▸ **Task details**
Leave out every picture, then output exactly the lines between the ones holding "Clone this chart in Chart.js." and "return wavelengths.map((x, i)", inclusive, and nothing beyond them.

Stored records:
-=-=-=-=-

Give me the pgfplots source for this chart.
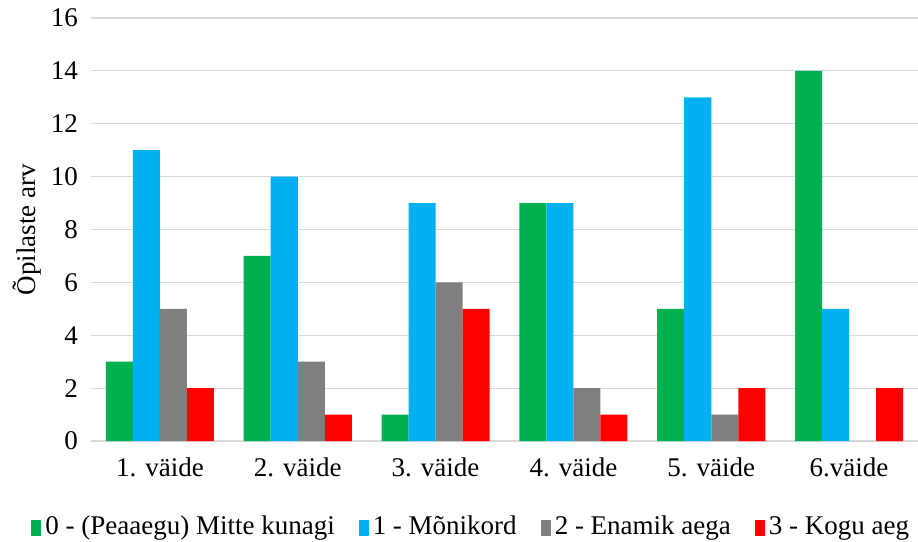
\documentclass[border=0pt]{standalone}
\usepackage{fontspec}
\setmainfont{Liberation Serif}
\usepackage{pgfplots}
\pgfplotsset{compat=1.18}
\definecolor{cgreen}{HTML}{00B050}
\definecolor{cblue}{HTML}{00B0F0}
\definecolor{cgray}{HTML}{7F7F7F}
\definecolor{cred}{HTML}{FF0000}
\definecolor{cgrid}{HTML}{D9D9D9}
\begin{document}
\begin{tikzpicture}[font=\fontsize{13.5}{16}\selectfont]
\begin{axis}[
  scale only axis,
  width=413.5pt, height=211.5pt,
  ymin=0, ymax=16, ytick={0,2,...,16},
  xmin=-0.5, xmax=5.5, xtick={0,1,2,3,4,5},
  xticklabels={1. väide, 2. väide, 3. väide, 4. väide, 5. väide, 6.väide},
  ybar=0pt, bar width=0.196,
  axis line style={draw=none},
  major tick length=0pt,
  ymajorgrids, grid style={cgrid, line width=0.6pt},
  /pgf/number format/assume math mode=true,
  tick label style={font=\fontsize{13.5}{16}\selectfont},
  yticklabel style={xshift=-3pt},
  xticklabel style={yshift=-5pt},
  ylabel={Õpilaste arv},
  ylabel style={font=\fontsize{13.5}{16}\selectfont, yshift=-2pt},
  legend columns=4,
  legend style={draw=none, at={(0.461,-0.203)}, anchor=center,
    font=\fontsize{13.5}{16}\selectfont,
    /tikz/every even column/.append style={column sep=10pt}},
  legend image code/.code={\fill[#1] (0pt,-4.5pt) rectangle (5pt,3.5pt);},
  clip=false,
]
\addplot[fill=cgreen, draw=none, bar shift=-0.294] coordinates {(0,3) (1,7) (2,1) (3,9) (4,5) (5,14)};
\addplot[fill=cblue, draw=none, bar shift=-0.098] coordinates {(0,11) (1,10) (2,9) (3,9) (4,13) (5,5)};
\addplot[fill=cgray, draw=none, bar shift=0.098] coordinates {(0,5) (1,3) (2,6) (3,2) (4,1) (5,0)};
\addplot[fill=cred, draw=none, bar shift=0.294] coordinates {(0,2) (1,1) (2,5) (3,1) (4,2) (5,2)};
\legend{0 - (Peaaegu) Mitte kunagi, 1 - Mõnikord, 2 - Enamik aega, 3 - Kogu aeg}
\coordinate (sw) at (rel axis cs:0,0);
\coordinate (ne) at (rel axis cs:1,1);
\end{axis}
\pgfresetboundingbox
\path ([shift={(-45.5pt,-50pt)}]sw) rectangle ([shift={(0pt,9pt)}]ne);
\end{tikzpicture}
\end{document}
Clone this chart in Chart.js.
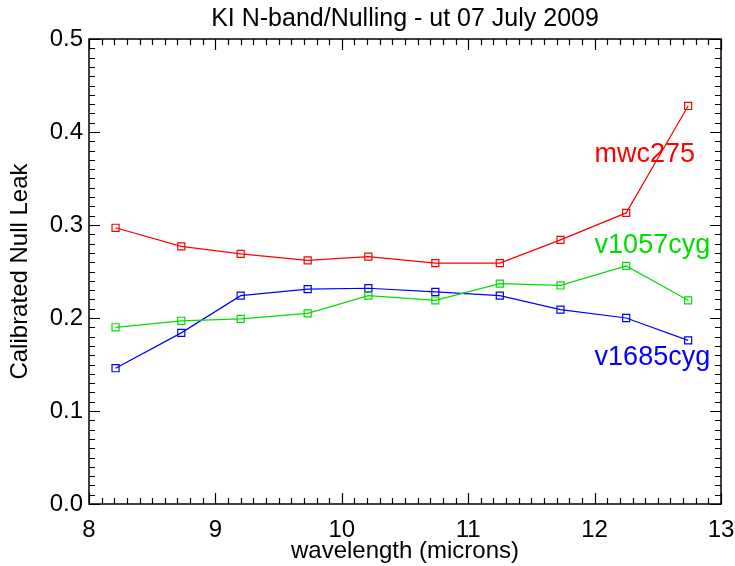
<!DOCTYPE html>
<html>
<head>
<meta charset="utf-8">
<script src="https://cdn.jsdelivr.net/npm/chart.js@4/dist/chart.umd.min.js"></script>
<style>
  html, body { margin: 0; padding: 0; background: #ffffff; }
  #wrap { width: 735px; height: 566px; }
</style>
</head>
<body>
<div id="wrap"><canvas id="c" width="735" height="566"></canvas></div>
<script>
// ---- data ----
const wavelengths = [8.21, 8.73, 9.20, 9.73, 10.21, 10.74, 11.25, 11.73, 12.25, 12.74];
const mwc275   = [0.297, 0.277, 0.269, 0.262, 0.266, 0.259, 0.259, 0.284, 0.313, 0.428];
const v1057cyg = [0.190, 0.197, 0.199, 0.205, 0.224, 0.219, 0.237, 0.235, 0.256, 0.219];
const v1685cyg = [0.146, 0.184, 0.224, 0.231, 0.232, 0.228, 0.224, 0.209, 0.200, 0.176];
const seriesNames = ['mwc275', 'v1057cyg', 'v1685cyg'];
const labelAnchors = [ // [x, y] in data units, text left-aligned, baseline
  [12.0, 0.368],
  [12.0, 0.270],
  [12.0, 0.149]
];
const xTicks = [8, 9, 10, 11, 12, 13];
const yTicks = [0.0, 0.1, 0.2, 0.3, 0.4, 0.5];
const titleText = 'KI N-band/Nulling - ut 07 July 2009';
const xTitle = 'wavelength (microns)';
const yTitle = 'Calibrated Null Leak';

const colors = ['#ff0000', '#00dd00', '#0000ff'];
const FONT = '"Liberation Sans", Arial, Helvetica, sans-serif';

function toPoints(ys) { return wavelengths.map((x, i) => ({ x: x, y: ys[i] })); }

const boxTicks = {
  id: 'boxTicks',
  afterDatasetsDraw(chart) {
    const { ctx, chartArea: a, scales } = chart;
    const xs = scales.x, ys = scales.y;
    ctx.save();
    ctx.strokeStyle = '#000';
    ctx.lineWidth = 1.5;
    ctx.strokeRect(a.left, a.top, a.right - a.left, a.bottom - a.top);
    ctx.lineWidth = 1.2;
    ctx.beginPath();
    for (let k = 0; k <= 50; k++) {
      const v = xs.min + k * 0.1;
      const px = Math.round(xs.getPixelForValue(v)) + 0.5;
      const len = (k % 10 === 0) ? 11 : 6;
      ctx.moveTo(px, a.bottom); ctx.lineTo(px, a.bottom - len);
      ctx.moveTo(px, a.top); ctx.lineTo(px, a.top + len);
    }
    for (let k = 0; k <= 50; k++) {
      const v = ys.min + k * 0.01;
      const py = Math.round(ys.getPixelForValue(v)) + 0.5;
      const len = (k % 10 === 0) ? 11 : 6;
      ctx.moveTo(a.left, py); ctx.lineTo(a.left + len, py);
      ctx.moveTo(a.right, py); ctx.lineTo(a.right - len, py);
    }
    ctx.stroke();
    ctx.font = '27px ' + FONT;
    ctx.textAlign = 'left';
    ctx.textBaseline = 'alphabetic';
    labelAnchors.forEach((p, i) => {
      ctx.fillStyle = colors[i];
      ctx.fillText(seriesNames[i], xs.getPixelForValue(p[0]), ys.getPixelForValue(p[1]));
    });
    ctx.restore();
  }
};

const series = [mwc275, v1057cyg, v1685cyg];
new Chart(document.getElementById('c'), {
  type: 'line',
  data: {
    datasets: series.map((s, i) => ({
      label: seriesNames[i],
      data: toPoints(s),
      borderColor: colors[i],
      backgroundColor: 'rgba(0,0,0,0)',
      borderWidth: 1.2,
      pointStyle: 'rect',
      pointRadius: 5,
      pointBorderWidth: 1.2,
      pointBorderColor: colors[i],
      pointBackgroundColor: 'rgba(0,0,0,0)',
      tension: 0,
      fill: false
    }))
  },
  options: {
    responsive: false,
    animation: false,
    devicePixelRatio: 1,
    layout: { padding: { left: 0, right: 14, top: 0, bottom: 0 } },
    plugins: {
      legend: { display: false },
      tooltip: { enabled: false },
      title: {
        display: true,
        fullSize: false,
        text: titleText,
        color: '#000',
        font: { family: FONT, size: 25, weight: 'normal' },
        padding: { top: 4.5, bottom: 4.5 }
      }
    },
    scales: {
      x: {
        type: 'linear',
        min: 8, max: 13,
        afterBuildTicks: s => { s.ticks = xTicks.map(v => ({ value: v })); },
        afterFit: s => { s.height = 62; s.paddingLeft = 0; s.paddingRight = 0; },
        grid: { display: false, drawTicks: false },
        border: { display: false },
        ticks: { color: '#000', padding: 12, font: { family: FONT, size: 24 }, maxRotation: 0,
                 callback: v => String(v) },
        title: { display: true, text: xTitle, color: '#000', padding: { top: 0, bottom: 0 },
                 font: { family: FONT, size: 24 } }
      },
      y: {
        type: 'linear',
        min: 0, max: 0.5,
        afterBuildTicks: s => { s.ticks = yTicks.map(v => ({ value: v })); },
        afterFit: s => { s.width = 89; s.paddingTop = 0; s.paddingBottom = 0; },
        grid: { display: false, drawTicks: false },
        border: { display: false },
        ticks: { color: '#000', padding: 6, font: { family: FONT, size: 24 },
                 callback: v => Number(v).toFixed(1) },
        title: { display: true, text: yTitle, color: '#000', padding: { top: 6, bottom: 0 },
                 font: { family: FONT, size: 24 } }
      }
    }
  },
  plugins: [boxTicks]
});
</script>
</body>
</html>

-=-=-=-=-

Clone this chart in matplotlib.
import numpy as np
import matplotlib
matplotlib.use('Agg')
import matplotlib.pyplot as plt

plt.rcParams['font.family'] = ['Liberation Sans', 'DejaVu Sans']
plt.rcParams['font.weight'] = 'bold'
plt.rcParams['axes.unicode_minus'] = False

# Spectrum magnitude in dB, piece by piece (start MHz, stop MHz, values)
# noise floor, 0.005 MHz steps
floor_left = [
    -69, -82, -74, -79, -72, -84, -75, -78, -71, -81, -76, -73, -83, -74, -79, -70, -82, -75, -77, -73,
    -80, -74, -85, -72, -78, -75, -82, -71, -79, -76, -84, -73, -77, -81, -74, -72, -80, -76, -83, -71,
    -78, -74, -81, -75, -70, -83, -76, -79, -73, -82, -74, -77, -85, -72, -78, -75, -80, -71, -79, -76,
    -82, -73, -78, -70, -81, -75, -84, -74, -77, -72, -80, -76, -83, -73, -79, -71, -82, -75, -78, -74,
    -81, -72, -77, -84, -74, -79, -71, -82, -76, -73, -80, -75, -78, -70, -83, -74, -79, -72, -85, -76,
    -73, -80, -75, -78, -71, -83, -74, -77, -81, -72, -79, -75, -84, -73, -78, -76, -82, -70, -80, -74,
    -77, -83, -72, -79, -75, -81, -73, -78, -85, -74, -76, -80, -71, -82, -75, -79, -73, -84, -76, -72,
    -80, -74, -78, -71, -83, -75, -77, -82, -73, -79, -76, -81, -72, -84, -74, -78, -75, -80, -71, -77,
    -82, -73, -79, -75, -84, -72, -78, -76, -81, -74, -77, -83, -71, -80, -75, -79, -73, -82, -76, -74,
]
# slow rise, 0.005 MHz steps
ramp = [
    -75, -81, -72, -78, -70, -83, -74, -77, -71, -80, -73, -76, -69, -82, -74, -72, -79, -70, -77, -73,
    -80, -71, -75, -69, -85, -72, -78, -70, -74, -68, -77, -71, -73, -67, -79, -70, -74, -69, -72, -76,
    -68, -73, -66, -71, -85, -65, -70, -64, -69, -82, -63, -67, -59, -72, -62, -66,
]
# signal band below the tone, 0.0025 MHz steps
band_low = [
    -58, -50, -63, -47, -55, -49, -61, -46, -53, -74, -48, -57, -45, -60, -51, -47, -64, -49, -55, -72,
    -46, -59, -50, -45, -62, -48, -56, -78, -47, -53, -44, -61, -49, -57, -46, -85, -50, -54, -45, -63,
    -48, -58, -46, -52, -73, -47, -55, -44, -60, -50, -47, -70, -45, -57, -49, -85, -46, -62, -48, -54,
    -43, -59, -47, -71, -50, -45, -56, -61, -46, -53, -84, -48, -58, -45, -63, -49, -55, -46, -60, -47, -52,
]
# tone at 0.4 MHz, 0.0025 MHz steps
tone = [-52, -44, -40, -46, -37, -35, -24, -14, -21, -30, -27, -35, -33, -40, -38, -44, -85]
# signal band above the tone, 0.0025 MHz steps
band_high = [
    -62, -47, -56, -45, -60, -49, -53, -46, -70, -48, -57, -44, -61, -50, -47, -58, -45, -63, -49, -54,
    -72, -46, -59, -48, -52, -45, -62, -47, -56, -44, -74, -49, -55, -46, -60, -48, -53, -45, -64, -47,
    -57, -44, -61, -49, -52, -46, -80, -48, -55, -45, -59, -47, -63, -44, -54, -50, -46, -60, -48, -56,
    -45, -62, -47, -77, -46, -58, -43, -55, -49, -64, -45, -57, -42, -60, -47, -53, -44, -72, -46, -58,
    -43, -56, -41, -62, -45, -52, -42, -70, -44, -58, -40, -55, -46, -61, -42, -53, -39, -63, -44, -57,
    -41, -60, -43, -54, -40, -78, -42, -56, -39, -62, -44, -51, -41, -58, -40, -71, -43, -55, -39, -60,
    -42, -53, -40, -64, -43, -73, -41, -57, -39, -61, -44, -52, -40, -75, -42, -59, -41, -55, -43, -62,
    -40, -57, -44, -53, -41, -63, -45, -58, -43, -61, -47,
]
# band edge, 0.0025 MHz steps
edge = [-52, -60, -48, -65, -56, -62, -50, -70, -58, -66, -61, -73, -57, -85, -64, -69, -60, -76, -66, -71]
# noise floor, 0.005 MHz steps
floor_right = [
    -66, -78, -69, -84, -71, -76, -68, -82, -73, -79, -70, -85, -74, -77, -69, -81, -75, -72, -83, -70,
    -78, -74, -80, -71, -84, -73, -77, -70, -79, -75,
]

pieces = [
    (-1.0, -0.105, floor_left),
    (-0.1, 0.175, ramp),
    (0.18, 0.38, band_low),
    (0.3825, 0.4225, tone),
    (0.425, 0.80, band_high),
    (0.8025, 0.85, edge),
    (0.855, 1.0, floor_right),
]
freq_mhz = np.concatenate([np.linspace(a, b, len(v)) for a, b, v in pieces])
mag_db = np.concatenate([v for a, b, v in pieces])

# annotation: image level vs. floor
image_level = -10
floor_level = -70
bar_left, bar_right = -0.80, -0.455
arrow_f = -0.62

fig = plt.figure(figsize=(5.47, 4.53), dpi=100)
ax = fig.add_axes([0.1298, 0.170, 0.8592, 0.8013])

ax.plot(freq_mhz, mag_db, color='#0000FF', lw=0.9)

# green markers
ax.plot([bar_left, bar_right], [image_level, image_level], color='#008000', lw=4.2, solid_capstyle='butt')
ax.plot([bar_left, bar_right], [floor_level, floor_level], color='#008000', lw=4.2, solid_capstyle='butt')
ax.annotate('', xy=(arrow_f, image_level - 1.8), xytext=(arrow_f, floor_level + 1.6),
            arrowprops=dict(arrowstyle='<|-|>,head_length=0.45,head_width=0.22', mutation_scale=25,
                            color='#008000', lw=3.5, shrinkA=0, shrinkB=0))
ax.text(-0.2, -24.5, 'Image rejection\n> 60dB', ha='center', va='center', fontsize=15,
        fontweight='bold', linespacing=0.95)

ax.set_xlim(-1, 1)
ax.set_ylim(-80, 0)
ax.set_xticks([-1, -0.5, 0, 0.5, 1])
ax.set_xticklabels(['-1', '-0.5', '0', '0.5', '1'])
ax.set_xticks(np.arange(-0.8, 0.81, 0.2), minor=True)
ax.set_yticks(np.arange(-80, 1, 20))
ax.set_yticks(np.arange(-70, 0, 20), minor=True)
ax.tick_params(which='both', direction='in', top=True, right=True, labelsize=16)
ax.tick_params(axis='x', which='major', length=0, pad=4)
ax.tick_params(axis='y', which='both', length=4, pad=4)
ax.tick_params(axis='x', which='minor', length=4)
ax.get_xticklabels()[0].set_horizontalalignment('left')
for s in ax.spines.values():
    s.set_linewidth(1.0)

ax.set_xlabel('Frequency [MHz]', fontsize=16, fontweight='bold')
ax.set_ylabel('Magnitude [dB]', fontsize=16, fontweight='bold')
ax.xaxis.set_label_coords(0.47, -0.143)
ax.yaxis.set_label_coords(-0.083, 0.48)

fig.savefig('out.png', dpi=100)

-=-=-=-=-

▸ **Task solution**
Clone this chart in Chart.js.
<!DOCTYPE html>
<html>
<head>
<meta charset="utf-8">
<script src="https://cdn.jsdelivr.net/npm/chart.js@4/dist/chart.umd.min.js"></script>
<style>
  html, body { margin: 0; padding: 0; background: #ffffff; }
  #wrap { width: 735px; height: 566px; }
</style>
</head>
<body>
<div id="wrap"><canvas id="c" width="735" height="566"></canvas></div>
<script>
// ---- data ----
const wavelengths = [8.21, 8.73, 9.20, 9.73, 10.21, 10.74, 11.25, 11.73, 12.25, 12.74];
const mwc275   = [0.297, 0.277, 0.269, 0.262, 0.266, 0.259, 0.259, 0.284, 0.313, 0.428];
const v1057cyg = [0.190, 0.197, 0.199, 0.205, 0.224, 0.219, 0.237, 0.235, 0.256, 0.219];
const v1685cyg = [0.146, 0.184, 0.224, 0.231, 0.232, 0.228, 0.224, 0.209, 0.200, 0.176];
const seriesNames = ['mwc275', 'v1057cyg', 'v1685cyg'];
const labelAnchors = [ // [x, y] in data units, text left-aligned, baseline
  [12.0, 0.368],
  [12.0, 0.270],
  [12.0, 0.149]
];
const xTicks = [8, 9, 10, 11, 12, 13];
const yTicks = [0.0, 0.1, 0.2, 0.3, 0.4, 0.5];
const titleText = 'KI N-band/Nulling - ut 07 July 2009';
const xTitle = 'wavelength (microns)';
const yTitle = 'Calibrated Null Leak';

const colors = ['#ff0000', '#00dd00', '#0000ff'];
const FONT = '"Liberation Sans", Arial, Helvetica, sans-serif';

function toPoints(ys) { return wavelengths.map((x, i) => ({ x: x, y: ys[i] })); }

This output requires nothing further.